This year’s budget is at 44.7 trillion UGX (12.61 USD billion) and has claimed to be program based rather than sector based according to the NDP-3. It has allocated 17.2% (7.7 trillion) to Human Capital Development; 15.4% (6.9 trillion) to Governance and Security; 11.4% (5.1 trillion) to Transport and Infrastructure; 3.7% (1.7 trillion) to agricultural industrialization initiative; 2.8% (1.2 trillion) to Regional development; 2.6% (1.15 trillion) to Sustainable energy development; 0.8% (358.5 billion) to innovation and technological development. All these allocations indicate a lack of a robust stimulus package for local entrepreneurs which could guarantee quick economic recovery during a pandemic. The economic recovery is almost entirely entrusted with state organs; but in a private driven economy this seems overreliance on the state organs.

The pandemic has slowed economic activity. Real gross domestic product (GDP) growth fell to 2.9% in FY20, from 6.8% in FY19 as major trade partners faced a recession, travel restrictions choked the tourism industry, and the sharp decline in world oil prices stifled foreign direct investment inflows. These areas that the government should put emphasis on in order to fasten the resilience and recovery of the country health sector and economy.

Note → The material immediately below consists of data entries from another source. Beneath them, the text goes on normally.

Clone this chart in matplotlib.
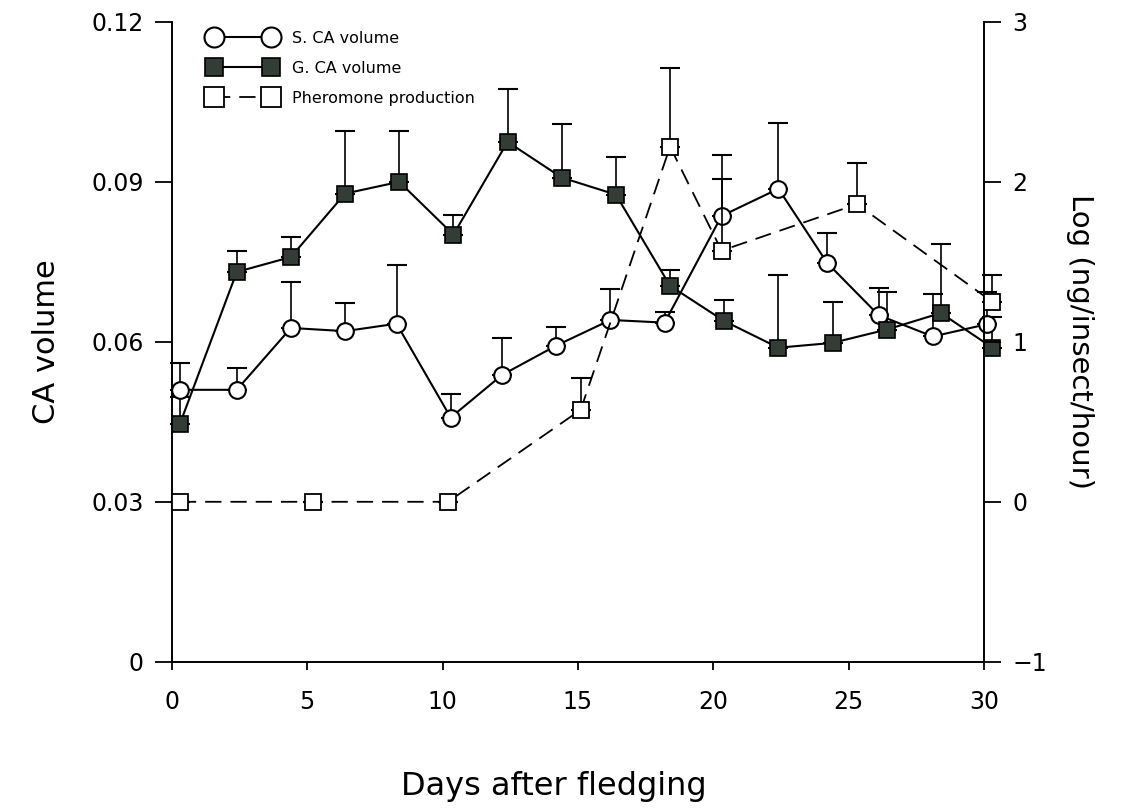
import numpy as np
import matplotlib
matplotlib.use("Agg")
import matplotlib.pyplot as plt

# Wartosci
s_days = [0.3, 2.4, 4.4, 6.4, 8.3, 10.3, 12.2, 14.2, 16.2, 18.2, 20.3, 22.4, 24.2, 26.1, 28.1, 30.1]
s_ca = [0.051, 0.051, 0.0626, 0.062, 0.0634, 0.0458, 0.0538, 0.0593, 0.0641, 0.0636,
        0.0836, 0.0887, 0.0748, 0.065, 0.061, 0.0633]
s_err = [0.005, 0.004, 0.0086, 0.0053, 0.011, 0.0045, 0.007, 0.0034, 0.0058, 0.002,
         0.0114, 0.0124, 0.0056, 0.005, 0.008, 0.006]

g_days = [0.3, 2.4, 4.4, 6.4, 8.4, 10.4, 12.4, 14.4, 16.4, 18.4, 20.4, 22.4, 24.4, 26.4, 28.4, 30.3]
g_ca = [0.0446, 0.0731, 0.0759, 0.0878, 0.09, 0.0801, 0.0975, 0.0908, 0.0876, 0.0705,
        0.0639, 0.0589, 0.0598, 0.0623, 0.0654, 0.0589]
g_err = [0.005, 0.004, 0.0037, 0.0118, 0.0096, 0.0037, 0.01, 0.01, 0.007, 0.003,
         0.004, 0.0137, 0.0077, 0.007, 0.013, 0.0058]

p_days = [0.3, 5.2, 10.2, 15.1, 18.4, 20.3, 25.3, 30.3]
p_log = [0.0, 0.0, 0.0, 0.575, 2.22, 1.57, 1.86, 1.25]
p_err = [0.0, 0.0, 0.0, 0.2, 0.49, 0.45, 0.26, 0.17]

fig = plt.figure(figsize=(11.3, 8.1), dpi=100)
ax = fig.add_axes([0.152, 0.183, 0.719, 0.79])
ax2 = ax.twinx()

dark = "#333d36"

# Slupki bledow (tylko w gore)
ax.errorbar(s_days, s_ca, yerr=[np.zeros(len(s_err)), s_err], fmt="none",
            ecolor="black", elinewidth=1.2, capsize=7, capthick=1.5, zorder=2, clip_on=False)
ax.errorbar(g_days, g_ca, yerr=[np.zeros(len(g_err)), g_err], fmt="none",
            ecolor="black", elinewidth=1.2, capsize=7, capthick=1.5, zorder=2, clip_on=False)
ax2.errorbar(p_days, p_log, yerr=[np.zeros(len(p_err)), p_err], fmt="none",
             ecolor="black", elinewidth=1.2, capsize=7, capthick=1.5, zorder=2, clip_on=False)

l1, = ax.plot(s_days, s_ca, "-o", color="black", lw=1.5, ms=12, clip_on=False,
              mfc="white", mec="black", mew=1.5, zorder=3, label="S. CA volume")
l2, = ax.plot(g_days, g_ca, "-s", color="black", lw=1.5, ms=11, clip_on=False,
              mfc=dark, mec="black", mew=1.2, zorder=4, label="G. CA volume")
l3, = ax2.plot(p_days, p_log, "--s", color="black", lw=1.3, ms=12, dashes=(9, 5), clip_on=False,
               mfc="white", mec="black", mew=1.3, zorder=3, label="Pheromone production")

ax.set_xlim(0, 30)
ax.set_ylim(0, 0.12)
ax2.set_ylim(-1, 3)
ax.set_xticks([0, 5, 10, 15, 20, 25, 30])
ax.set_yticks([0, 0.03, 0.06, 0.09, 0.12])
ax.set_yticklabels(["0", "0.03", "0.06", "0.09", "0.12"])
ax2.set_yticks([-1, 0, 1, 2, 3])
ax2.set_yticklabels(["\u22121", "0", "1", "2", "3"])

for a in (ax, ax2):
    a.spines["top"].set_visible(False)
    for s in a.spines.values():
        s.set_linewidth(1.4)
    a.tick_params(direction="out", length=12, width=1.3, labelsize=17, pad=8)
ax.spines["right"].set_visible(False)
ax2.spines["left"].set_visible(False)
ax2.spines["bottom"].set_visible(False)
ax.tick_params(axis="x", length=6, pad=14)

ax.set_xlabel("Days after fledging", fontsize=23, labelpad=36)
ax.xaxis.set_label_coords(0.47, -0.17)
ax.set_ylabel("CA volume", fontsize=22, labelpad=22)
ax2.set_ylabel("Log (ng/insect/hour)", fontsize=21, rotation=-90, labelpad=34)

ax.legend(handles=[l1, l2, l3], loc="upper left", bbox_to_anchor=(0.175, 0.976),
          bbox_transform=fig.transFigure, frameon=False, numpoints=2, fontsize=11.5,
          handlelength=4.2, labelspacing=0.95, handletextpad=1.0, markerscale=1.2,
          borderpad=0.2)

plt.savefig("out.png", dpi=100)
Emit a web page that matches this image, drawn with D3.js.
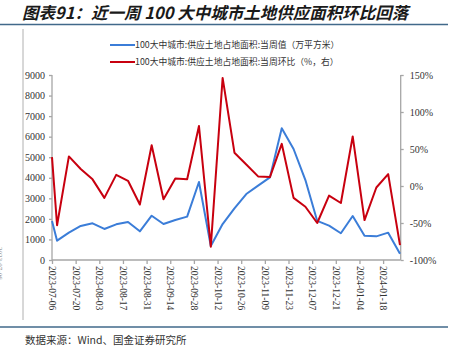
<!DOCTYPE html>
<html>
<head>
<meta charset="utf-8">
<script src="https://cdn.jsdelivr.net/npm/d3@7"></script>
<style>
    body { margin: 0; background: #fff; }
    .text { font-family: "Liberation Serif", "Noto Sans CJK SC", serif; fill: #333; }
    .cjk { font-family: "Noto Sans CJK SC", sans-serif; }
    .axis path, .axis line { stroke: #a6a6a6; stroke-width: 1.3; }
    .axis text { font-family: "Liberation Serif", serif; font-size: 10px; fill: #333; }
</style>
</head>
<body>
<div id="chart"></div>
<script>
// weekly dates (first point is the period start)
const dates = [
    "2023-07-06", "2023-07-09", "2023-07-16", "2023-07-23", "2023-07-30",
    "2023-08-06", "2023-08-13", "2023-08-20", "2023-08-27", "2023-09-03",
    "2023-09-10", "2023-09-17", "2023-09-24", "2023-10-01", "2023-10-08",
    "2023-10-15", "2023-10-22", "2023-10-29", "2023-11-05", "2023-11-12",
    "2023-11-19", "2023-11-26", "2023-12-03", "2023-12-10", "2023-12-17",
    "2023-12-24", "2023-12-31", "2024-01-07", "2024-01-14", "2024-01-21",
    "2024-01-28"
];

// 当周值 (万平方米)
const weeklyArea = [1900, 940, 1330, 1655, 1785, 1510, 1735, 1850, 1395, 2155,
    1750, 1945, 2110, 3795, 680, 1750, 2515, 3210, 3615, 4020,
    6405, 5400, 3890, 1900, 1670, 1300, 2140, 1185, 1150, 1330, 300];

// 当周环比 (%)
const weeklyChange = [39, -53, 40, 23, 9, -16, 15, 7, -25, 55,
    -18, 10, 9, 81, -82, 146, 45, 29, 13, 12,
    57, -16, -28, -50, -13, -23, 67, -46, -2, 16, -80];

const xTickLabels = ["2023-07-06", "2023-07-20", "2023-08-03", "2023-08-17", "2023-08-31",
    "2023-09-14", "2023-09-28", "2023-10-12", "2023-10-26", "2023-11-09",
    "2023-11-23", "2023-12-07", "2023-12-21", "2024-01-04", "2024-01-18"];
const leftTicks = [0, 1000, 2000, 3000, 4000, 5000, 6000, 7000, 8000, 9000];
const rightTicks = [-100, -50, 0, 50, 100, 150];

const titleText = "图表91：近一周 100 大中城市土地供应面积环比回落";
const legendLabels = ["100大中城市:供应土地占地面积:当周值（万平方米）",
    "100大中城市:供应土地占地面积:当周环比（%，右）"];
const sourceText = "数据来源：Wind、国金证券研究所";

const parseDate = d3.timeParse("%Y-%m-%d");
const data = dates.map((d, i) => ({ date: parseDate(d), area: weeklyArea[i], change: weeklyChange[i] }));

const dimensions = {
    width: 451,
    height: 364,
    plot: { left: 52, right: 400, top: 75, bottom: 260 }
};

const svg = d3.select("#chart")
    .append("svg")
    .attr("width", dimensions.width)
    .attr("height", dimensions.height);

// Scales
const xScale = d3.scaleTime()
    .domain([parseDate("2023-07-06"), parseDate("2024-01-28")])
    .range([dimensions.plot.left, dimensions.plot.right]);
const yLeft = d3.scaleLinear()
    .domain([0, 9000])
    .range([dimensions.plot.bottom, dimensions.plot.top]);
const yRight = d3.scaleLinear()
    .domain([-100, 150])
    .range([dimensions.plot.bottom, dimensions.plot.top]);

// Title and frame lines
svg.append("text")
    .attr("x", 22)
    .attr("y", 19)
    .attr("class", "cjk")
    .style("font-size", "16.5px")
    .style("font-weight", "bold")
    .style("font-style", "italic")
    .style("fill", "#1a1a1a")
    .text(titleText);

svg.append("line")
    .attr("x1", 0).attr("x2", 448)
    .attr("y1", 24.5).attr("y2", 24.5)
    .attr("stroke", "#41698a")
    .attr("stroke-width", 1.6);

svg.append("line")
    .attr("x1", 0).attr("x2", 448)
    .attr("y1", 327).attr("y2", 327)
    .attr("stroke", "#41698a")
    .attr("stroke-width", 1.6);

svg.append("line")
    .attr("x1", 23).attr("x2", 23)
    .attr("y1", 29).attr("y2", 320)
    .attr("stroke", "#b0b0b0")
    .attr("stroke-width", 1);

// label fragment left at the page edge
svg.append("text")
    .attr("transform", "translate(-2, 247) rotate(90)")
    .attr("class", "text")
    .style("font-size", "7px")
    .style("fill", "#888")
    .text("2023-07-06");

// Axes
const xAxisGen = d3.axisBottom(xScale)
    .tickValues(xTickLabels.map(parseDate))
    .tickSize(4)
    .tickFormat(d3.timeFormat("%Y-%m-%d"));
const xAxis = svg.append("g")
    .attr("class", "axis")
    .attr("transform", `translate(0, ${dimensions.plot.bottom})`)
    .call(xAxisGen);
xAxis.select(".domain").attr("d", `M${dimensions.plot.left},0H${dimensions.plot.right + 0.7}`);
xAxis.selectAll("text")
    .style("font-size", "9.5px")
    .attr("text-anchor", "start")
    .attr("transform", "rotate(90)")
    .attr("x", 6)
    .attr("y", 0)
    .attr("dy", "0.35em");

const yLeftGen = d3.axisLeft(yLeft).tickValues(leftTicks).tickSize(3).tickPadding(4)
    .tickFormat(d3.format("d"));
const yLeftAxis = svg.append("g")
    .attr("class", "axis")
    .attr("transform", `translate(${dimensions.plot.left}, 0)`)
    .call(yLeftGen);
yLeftAxis.select(".domain").attr("d", `M0,${dimensions.plot.top}V${dimensions.plot.bottom}`);

const yRightGen = d3.axisRight(yRight).tickValues(rightTicks).tickSize(3).tickPadding(6)
    .tickFormat(d => d + "%");
const yRightAxis = svg.append("g")
    .attr("class", "axis")
    .attr("transform", `translate(${dimensions.plot.right + 0.7}, 0)`)
    .call(yRightGen);
yRightAxis.select(".domain").attr("d", `M0,${dimensions.plot.top}V${dimensions.plot.bottom}`);

// Lines
const areaLine = d3.line()
    .x(d => xScale(d.date))
    .y(d => yLeft(d.area));
const changeLine = d3.line()
    .x(d => xScale(d.date))
    .y(d => yRight(d.change));

svg.append("path")
    .datum(data)
    .attr("d", areaLine)
    .attr("fill", "none")
    .attr("stroke", "#3b7dd8")
    .attr("stroke-width", 2)
    .attr("stroke-linejoin", "round");

svg.append("path")
    .datum(data)
    .attr("d", changeLine)
    .attr("fill", "none")
    .attr("stroke", "#c8000f")
    .attr("stroke-width", 2)
    .attr("stroke-linejoin", "round");

// Legend
const legendColors = ["#3b7dd8", "#c8000f"];
const legend = svg.append("g").attr("transform", "translate(110, 45)");
legendLabels.forEach((label, i) => {
    legend.append("line")
        .attr("x1", 0).attr("x2", 25)
        .attr("y1", i * 17).attr("y2", i * 17)
        .attr("stroke", legendColors[i])
        .attr("stroke-width", 2);
    legend.append("text")
        .attr("x", 25)
        .attr("y", i * 17 + 3.3)
        .attr("class", "cjk")
        .style("font-size", "8.8px")
        .style("fill", "#333")
        .text(label);
});

// Source
svg.append("text")
    .attr("x", 25)
    .attr("y", 344)
    .attr("class", "cjk")
    .style("font-size", "10.5px")
    .style("fill", "#333")
    .text(sourceText);
</script>
</body>
</html>
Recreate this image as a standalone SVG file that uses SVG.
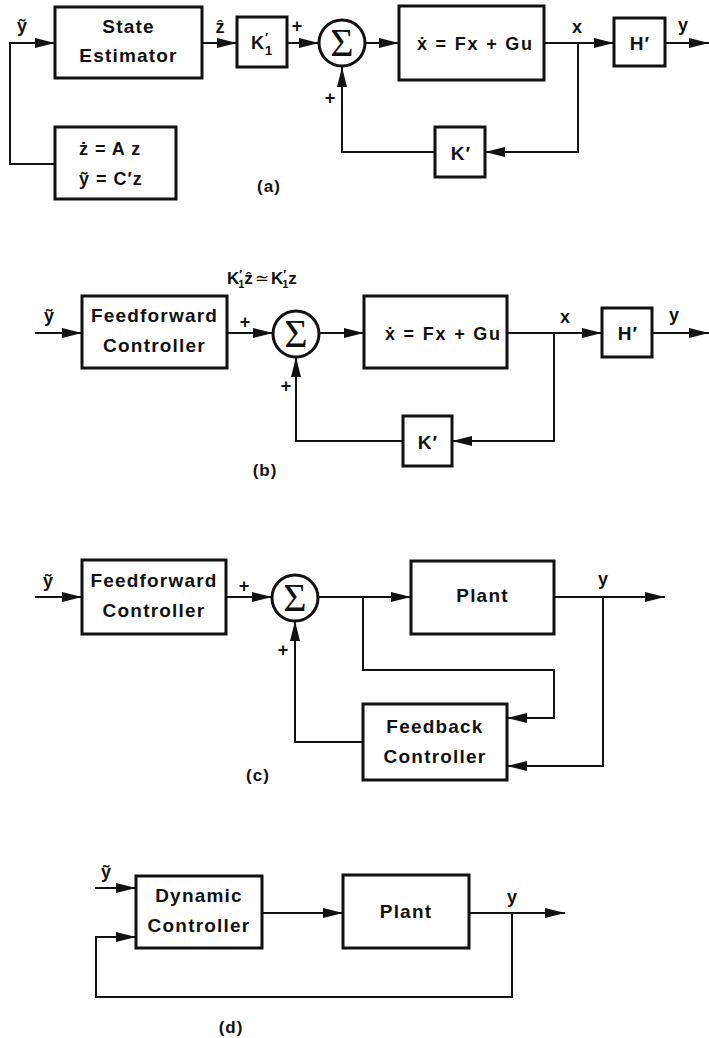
<svg xmlns="http://www.w3.org/2000/svg" width="709" height="1038" viewBox="0 0 709 1038">
<style>
text{font-family:"Liberation Sans",Arial,"DejaVu Sans",sans-serif;font-weight:bold;fill:#111}
.lbl{font-size:19px;letter-spacing:1.2px;text-anchor:middle}
.m{font-size:18px}
.mid{text-anchor:middle}
.sm{font-size:13px}
.box{fill:#fff;stroke:#111;stroke-width:3}
.sum{fill:#fff;stroke:#111;stroke-width:3}
.sig{font-family:"Liberation Serif","Times New Roman",serif;font-weight:normal;font-size:40px;text-anchor:middle}
.cap{font-size:17px;text-anchor:middle;letter-spacing:1px}
#connectors path{fill:none;stroke:#111;stroke-width:2}
</style>
<defs>
<marker id="arr" markerUnits="userSpaceOnUse" markerWidth="21" markerHeight="11" refX="20" refY="5.5" orient="auto">
<path d="M0,0.5 L20,5.5 L0,10.5 Z" fill="#111"/>
</marker>
</defs>
<g id="connectors">
<!-- (a) -->
<path d="M55,164 H10 V43 H55" marker-end="url(#arr)"/>
<path d="M202,43 H237" marker-end="url(#arr)"/>
<path d="M287,43 H319" marker-end="url(#arr)"/>
<path d="M365,43 H399" marker-end="url(#arr)"/>
<path d="M544,43 H614" marker-end="url(#arr)"/>
<path d="M665,43 H709" marker-end="url(#arr)"/>
<path d="M578,43 V152 H485" marker-end="url(#arr)"/>
<path d="M435,152 H342 V67" marker-end="url(#arr)"/>
<!-- (b) -->
<path d="M35,333 H82" marker-end="url(#arr)"/>
<path d="M227,333 H273" marker-end="url(#arr)"/>
<path d="M319,333 H364" marker-end="url(#arr)"/>
<path d="M507,333 H602" marker-end="url(#arr)"/>
<path d="M652,333 H709" marker-end="url(#arr)"/>
<path d="M554,333 V441 H452" marker-end="url(#arr)"/>
<path d="M403,441 H296 V357" marker-end="url(#arr)"/>
<!-- (c) -->
<path d="M35,597 H82" marker-end="url(#arr)"/>
<path d="M226,597 H272" marker-end="url(#arr)"/>
<path d="M318,597 H411" marker-end="url(#arr)"/>
<path d="M554,597 H665" marker-end="url(#arr)"/>
<path d="M363,597 V670 H554 V718 H507" marker-end="url(#arr)"/>
<path d="M603,597 V766 H507" marker-end="url(#arr)"/>
<path d="M363,742 H295 V621" marker-end="url(#arr)"/>
<!-- (d) -->
<path d="M95,888 H136" marker-end="url(#arr)"/>
<path d="M512,913 V997 H96 V937 H136" marker-end="url(#arr)"/>
<path d="M262,913 H343" marker-end="url(#arr)"/>
<path d="M469,913 H565" marker-end="url(#arr)"/>
</g>

<!-- ========== (a) ========== -->
<g id="a-state-estimator">
<rect class="box" x="55" y="7" width="147" height="71"/>
<text class="lbl" x="128.5" y="33">State</text>
<text class="lbl" x="128.5" y="62">Estimator</text>
</g>
<g id="a-model">
<rect class="box" x="55" y="127" width="121" height="72"/>
<text class="m" x="79" y="155" letter-spacing="1">ż = A z</text>
<text class="m" x="79" y="185" letter-spacing="1">ỹ = C′z</text>
</g>
<g id="a-K1">
<rect class="box" x="237" y="17" width="50" height="50"/>
<text class="m" x="251" y="49" font-size="19">K</text>
<text class="sm" x="265" y="42">′</text>
<text class="sm" x="265" y="55">1</text>
</g>
<g id="a-sum">
<circle class="sum" cx="342" cy="43" r="23"/>
<text class="sig" x="342" y="56">Σ</text>
</g>
<g id="a-plant">
<rect class="box" x="399" y="6" width="145" height="74"/>
<text class="m" x="417" y="50" font-size="18" letter-spacing="1.8">ẋ =  Fx + Gu</text>
</g>
<g id="a-H">
<rect class="box" x="614" y="18" width="51" height="48"/>
<text class="lbl" x="640" y="50">H′</text>
</g>
<g id="a-K">
<rect class="box" x="435" y="127" width="50" height="50"/>
<text class="lbl" x="461" y="160">K′</text>
</g>
<g id="a-labels">
<text class="m mid" x="22" y="32">ỹ</text>
<text class="m mid" x="220" y="33">ẑ</text>
<text class="m mid" x="297" y="32">+</text>
<text class="m mid" x="330" y="104">+</text>
<text class="m mid" x="577" y="33">x</text>
<text class="m mid" x="683" y="31">y</text>
<text class="cap" x="269" y="192">(a)</text>
</g>

<!-- ========== (b) ========== -->
<g id="b-feedforward">
<rect class="box" x="82" y="296" width="145" height="72"/>
<text class="lbl" x="154.5" y="322">Feedforward</text>
<text class="lbl" x="154.5" y="352">Controller</text>
</g>
<g id="b-sum">
<circle class="sum" cx="296" cy="334" r="23"/>
<text class="sig" x="296" y="347">Σ</text>
</g>
<g id="b-plant">
<rect class="box" x="364" y="296" width="143" height="72"/>
<text class="m" x="385" y="340" font-size="18" letter-spacing="1.8">ẋ =  Fx + Gu</text>
</g>
<g id="b-H">
<rect class="box" x="602" y="308" width="50" height="49"/>
<text class="lbl" x="628" y="340">H′</text>
</g>
<g id="b-K">
<rect class="box" x="403" y="416" width="49" height="50"/>
<text class="lbl" x="428" y="449">K′</text>
</g>
<g id="b-labels">
<text x="227" y="284" font-size="17">K<tspan font-size="12" dy="-5">′</tspan><tspan font-size="11" dx="-4" dy="9">1</tspan><tspan dy="-4">ẑ</tspan><tspan font-weight="normal" dx="2">≃</tspan><tspan dx="2">K</tspan><tspan font-size="12" dy="-5">′</tspan><tspan font-size="11" dx="-4" dy="9">1</tspan><tspan dy="-4">z</tspan></text>
<text class="m mid" x="49" y="322">ỹ</text>
<text class="m mid" x="245" y="328">+</text>
<text class="m mid" x="286" y="392">+</text>
<text class="m mid" x="565" y="323">x</text>
<text class="m mid" x="674" y="321">y</text>
<text class="cap" x="265" y="476">(b)</text>
</g>

<!-- ========== (c) ========== -->
<g id="c-feedforward">
<rect class="box" x="82" y="560" width="144" height="74"/>
<text class="lbl" x="154" y="587">Feedforward</text>
<text class="lbl" x="154" y="617">Controller</text>
</g>
<g id="c-sum">
<circle class="sum" cx="295" cy="598" r="23"/>
<text class="sig" x="295" y="611">Σ</text>
</g>
<g id="c-plant">
<rect class="box" x="411" y="561" width="143" height="73"/>
<text class="lbl" x="482.5" y="602">Plant</text>
</g>
<g id="c-feedback">
<rect class="box" x="363" y="704" width="144" height="76"/>
<text class="lbl" x="435" y="733">Feedback</text>
<text class="lbl" x="435" y="763">Controller</text>
</g>
<g id="c-labels">
<text class="m mid" x="48" y="587">ỹ</text>
<text class="m mid" x="244" y="592">+</text>
<text class="m mid" x="283" y="656">+</text>
<text class="m mid" x="603" y="585">y</text>
<text class="cap" x="258" y="781">(c)</text>
</g>

<!-- ========== (d) ========== -->
<g id="d-controller">
<rect class="box" x="136" y="876" width="126" height="72"/>
<text class="lbl" x="199" y="902">Dynamic</text>
<text class="lbl" x="199" y="932">Controller</text>
</g>
<g id="d-plant">
<rect class="box" x="343" y="875" width="126" height="73"/>
<text class="lbl" x="406" y="918">Plant</text>
</g>
<g id="d-labels">
<text class="m mid" x="106" y="878">ỹ</text>
<text class="m mid" x="512" y="903">y</text>
<text class="cap" x="231" y="1033">(d)</text>
</g>
</svg>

It is commendable that the budget has allocated 560 UGX billions ($159 million) to purchase of COVID-19 vaccines. It plans to improve 43 health facilities, recruit additional staff and construct and equip specialized health institutes. The National Medical Stores (NMS) budget has been increased from sh420.3b this fiscal year to sh600.3b in the 2021/22 financial year. But we know that the biggest challenge in the procurement of medical supplies has been the loss incurred through corruption and disappearance of drugs and supplies which do not reach the local health facilities.